Tuesday, September 10, 2013

Darn Epidermis: Lynn Shelton loses her touch a bit in bare "Touchy Feely"



Touchy Feely (2013)
89 min., rated R.

The Duplass brothers and Joe Swanberg aren't the only ones traveling outside of the "mumblecore" world while still keeping alive their kind of observational, character-driven, improv-heavy films. Also proving her confidence as a DIY filmmaker who gives just enough material and even more freedom to her actors is writer-director Lynn Shelton, who makes what might be her first ensemble piece (her previous films, 2009's "Humpday" and 2012's "Your Sister's Sister," mainly juggled three characters). Tiny in scale with a lived-in feel, "Touchy Feely" has interesting ideas, flawed characters, and very fine actors, but never quite gels into a worthwhile whole. 

Abby (Rosemarie DeWitt) is a Seattle-based New Age massage therapist in a relationship with bike owner Jesse (Scoot McNairy).

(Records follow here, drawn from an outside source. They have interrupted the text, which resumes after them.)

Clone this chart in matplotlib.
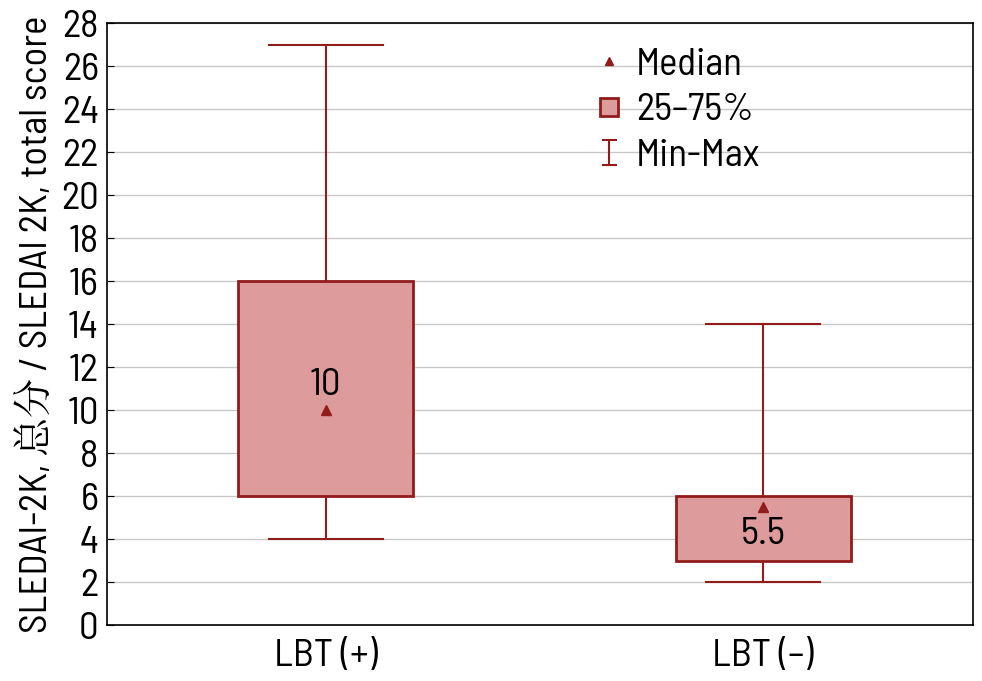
import matplotlib
matplotlib.use("Agg")
import matplotlib.pyplot as plt
from matplotlib.lines import Line2D
from matplotlib.path import Path
from matplotlib.patches import Rectangle

# ------------------------------------------------------------
# SLEDAI-2K by LBT group: median, quartiles, min-max
# ------------------------------------------------------------

groups = ["LBT (+)", "LBT (\u2013)"]
medians = [10, 5.5]
q1 = [6, 3]
q3 = [16, 6]
mins = [4, 2]
maxs = [27, 14]
median_labels = ["10", "5.5"]
yticks = list(range(0, 29, 2))

EDGE = "#921c1c"
FILL = "#dd9b9b"
FONT = ["Barlow Semi Condensed", "Roboto Condensed", "Liberation Sans Narrow",
        "Noto Serif CJK SC", "Noto Sans CJK SC", "DejaVu Sans"]
FS = 28

plt.rcParams["font.family"] = FONT

fig, ax = plt.subplots(figsize=(9.82, 6.81), dpi=100)
fig.subplots_adjust(left=0.109, right=0.991, top=0.966, bottom=0.082)

box_w = 0.4
cap_w = 0.26

for i in range(len(groups)):
    # whiskers
    ax.plot([i, i], [q3[i], maxs[i]], color=EDGE, lw=1.5, zorder=2)
    ax.plot([i, i], [mins[i], q1[i]], color=EDGE, lw=1.5, zorder=2)
    ax.plot([i - cap_w / 2, i + cap_w / 2], [maxs[i]] * 2, color=EDGE, lw=1.5, zorder=2)
    ax.plot([i - cap_w / 2, i + cap_w / 2], [mins[i]] * 2, color=EDGE, lw=1.5, zorder=2)
    # box
    ax.add_patch(Rectangle((i - box_w / 2, q1[i]), box_w, q3[i] - q1[i],
                           facecolor=FILL, edgecolor=EDGE, lw=2, zorder=3))
    # median marker
    ax.plot(i, medians[i], marker="^", color=EDGE, ms=7, ls="none", zorder=4)

ax.text(0, medians[0] + 0.35, median_labels[0], ha="center", va="bottom",
        fontsize=FS, zorder=5)
ax.text(1, medians[1] - 0.45, median_labels[1], ha="center", va="top",
        fontsize=FS, zorder=5)

ax.set_xlim(-0.5, 1.48)
ax.set_ylim(0, 28)
ax.set_xticks(range(len(groups)))
ax.set_xticklabels(groups)
ax.set_yticks(yticks)
ax.tick_params(axis="both", labelsize=FS, direction="in", length=5, color="black")
ax.tick_params(axis="x", length=0, pad=10)
ax.tick_params(axis="y", pad=6)
ax.yaxis.grid(True, color="#c8c8c8", lw=1)
ax.set_axisbelow(True)
for sp in ax.spines.values():
    sp.set_color("black")
    sp.set_linewidth(1.2)

ax.set_ylabel("SLEDAI-2K, \u603b\u5206 / SLEDAI 2K, total score", fontsize=FS, labelpad=4)

ibeam = Path([(-0.6, 1), (0.6, 1), (0, 1), (0, -1), (-0.6, -1), (0.6, -1)],
             [Path.MOVETO, Path.LINETO, Path.MOVETO, Path.LINETO, Path.MOVETO, Path.LINETO])
handles = [
    Line2D([], [], marker="^", color=EDGE, ls="none", ms=6),
    Line2D([], [], marker="s", markerfacecolor=FILL, markeredgecolor=EDGE,
           markeredgewidth=2, ls="none", ms=13),
    Line2D([], [], marker=ibeam, color=EDGE, ls="none", ms=18, markeredgewidth=1.5),
]
ax.legend(handles, ["Median", "25\u201375%", "Min-Max"], loc="upper left",
          bbox_to_anchor=(0.53, 1.005), frameon=False, fontsize=FS,
          handlelength=0.8, handletextpad=0.3, labelspacing=0.27, borderaxespad=0.3)

fig.savefig("out.png", dpi=100)
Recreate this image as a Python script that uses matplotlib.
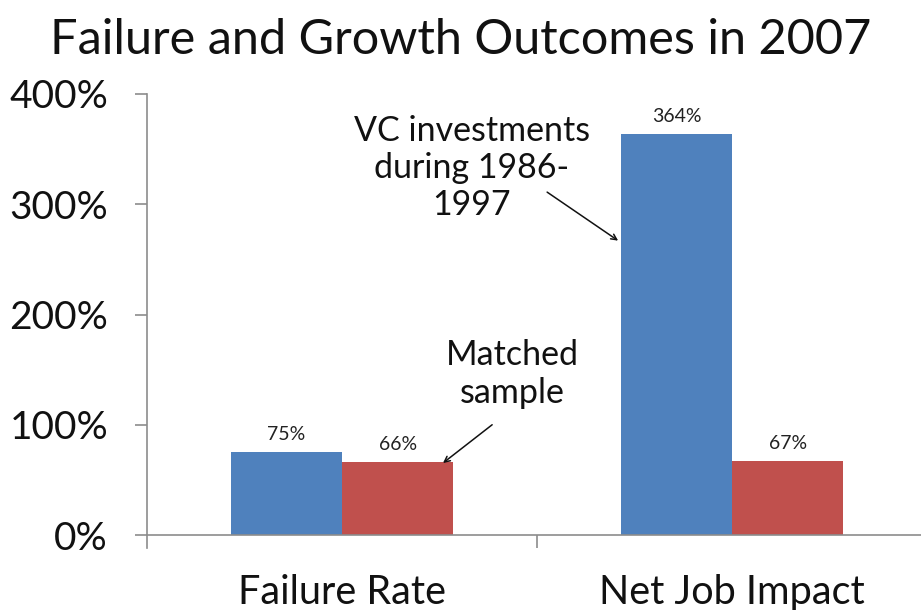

Living in the house they grew up in, Abby's introverted brother Paul (Josh Pais) runs their late father's dental practice, a business that is not booming, and his daughter Jenny (Ellen Page) works there as a hygienist. Triggered by Jesse asking her to move in with him, Abby develops a sudden aversion to human touch. (And no wonder she's repulsed, as Shelton gives us plenty of epidermal close-ups.) As Abby finds an operational hazard in her own profession, Paul becomes a curer for his patients with TMJ and, by word of mouth, starts getting more business and making people happy.

"Touchy Feely" is in an odd position. Perhaps because it's more scripted rather than 85% improvised, Shelton's latest feels like a real movie that pushes and pulls its characters around a plot and trades rushed montages for development. Little to no fault can be given to the performances, however. The perpetually lovely and intuitive DeWitt grounds everything she does with her earthy warmth and relatable presence, but Abby is made to do a lot of moping around instead of taking charge before she takes an LSD tablet that apparently cures everything. Pais is one of those actors who's been seen working in film and TV for a while but has never been given that one role. Here, as the standoffish Paul, the offbeat performer is awkwardly amusing and gently affecting. McNairy is such a watchable up-and-comer but gets little more to play than the scruffy, supportive boyfriend, and Page has tender moments, even in a weakly formed part as Jenny. As Abby's friend, Reiki therapist Bronwyn, Allison Janney is more subdued than her usual self and does wonderful work, but her cursory character really goes nowhere except off-screen. Ron Livingston (DeWitt's real-life husband) fits in here somewhere as Abby's first love, not entering the story until midstream.

Though it's nicely acted and moves along at a tight, natural clip, "Touchy Feely" is too uneven and thinly written when it should add up to more than an insignificant dramedy. Shelton might demonstrate how messy real life can be with a naturalistic approach in her films, but here, the happy resolution she winds up with feels unearned and not terribly satisfying, letting almost everyone off the hook too easily. It's a pity Shelton doesn't deepen her characters and their relationships with one another or follow through with her main hook in any interesting or meaningful way because all the skill and talent were there. Hopefully Shelton hasn't lost her touch already.